Much of his more recent research on Catholicism included calls for the Church to respond to the needs of contemporary Catholics.
In his 2004 book, "The Catholic Revolution: New Wine, Old Wineskins, and the Second Vatican Council," Greeley wrote that the Vatican II reforms caused a rift between leadership and laity that resulted in a new generation of Catholics who have redefined the faith in their own terms.
These Catholics, Greeley wrote, hold onto core doctrines and traditions even as they disagree with the rules in such areas as sexual behavior.
Robert McClory, associate professor emeritus at Northwestern University and a former priest, said Greeley was one of the few Catholic scholars who was able to critique the Catholic Church without himself becoming a dissident.
"He was able to be critical of the hierarchical church while balancing that criticism with the sound sociological data that he had been working on for more than 40 years," McClory said.
"It's not as if he was dissenting. He would say, 'The figures are there, you can look at them and the church needs to decide what to do about that.'"
McClory said Greeley also had the gift of making his data clear and interesting to the general public.
"He was not a scholarly sociologist," he said. "He had a popular approach to his writing which interested people on issues that they would not normally be interested in."
Greeley possessed an unpredictable, sometimes volatile temperament which resulted in people following his columns to find out what he would say. He lashed out at the Bush administration in a series of essays that became a book entitled, "A Stupid, Unjust, And Criminal War: Iraq 2001-2007." Before the 2008 election, Rev. Greeley wrote a column predicting Barack Obama would lose because racism would defeat him.
"He was gutsy. He was not afraid to take on the religious and political establishments," McClory said.
Greeley's research often contradicted commonly held opinions, according to the Rev. John Cusick of Old St. Patrick's Church in Chicago, who called Greeley a mentor.
Cusick recalled opining that young people were leaving the church until Greeley set him straight -- young people still identified themselves as Catholic, they just didn't practice their religion in the same way as previous generations.
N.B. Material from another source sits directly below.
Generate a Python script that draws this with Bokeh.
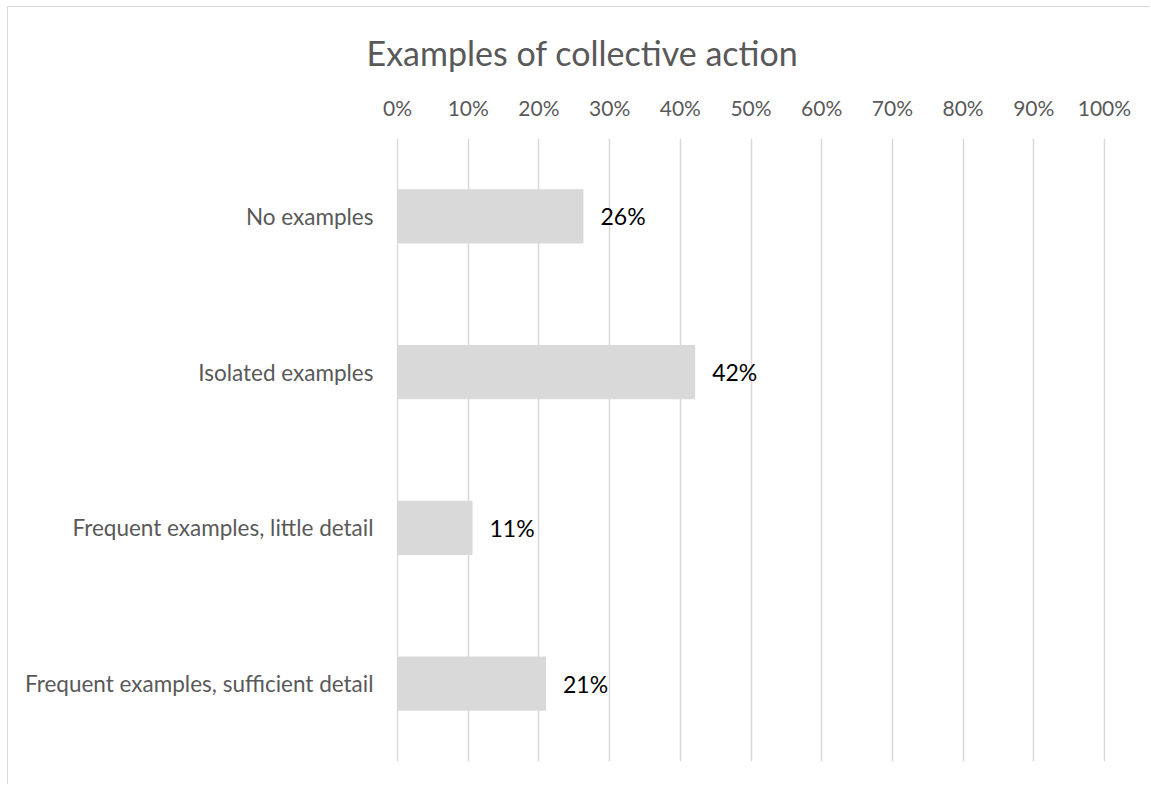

"He taught me to trust the data, don't just trust hunches," Cusick said. "He's an intellectual. He could wax a story and in the next breath carry on a phenomenally intellectual conversation with anyone in Hyde Park."
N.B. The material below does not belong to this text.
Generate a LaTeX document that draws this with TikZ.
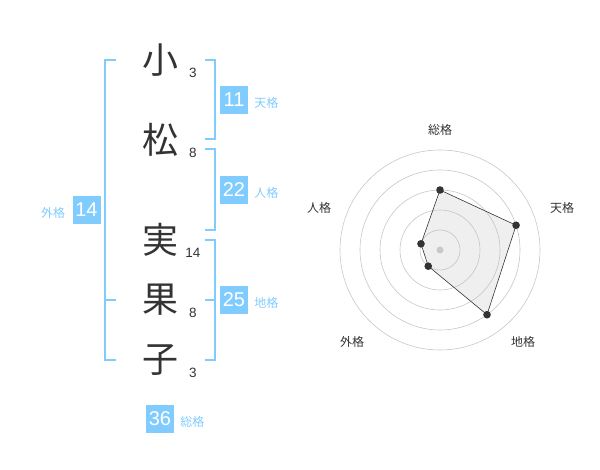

Greeley grew up in Chicago's Austin neighborhood and attended the St. Angela School and Archbishop Quigley Preparatory Seminary.
He studied for the priesthood of St. Mary of the Lake seminary in Mundelein and was ordained in May 1954. He earned a doctorate in 1962 from the University of Chicago. While studying for his doctorate he was attached to Christ the King parish in Chicago's Beverly neighborhood.
His prodigious output amazed even those he knew him best.
"I was with him . years ago in the summer, and he was writing three books simultaneously," Cusick said. "Go and figure that one out."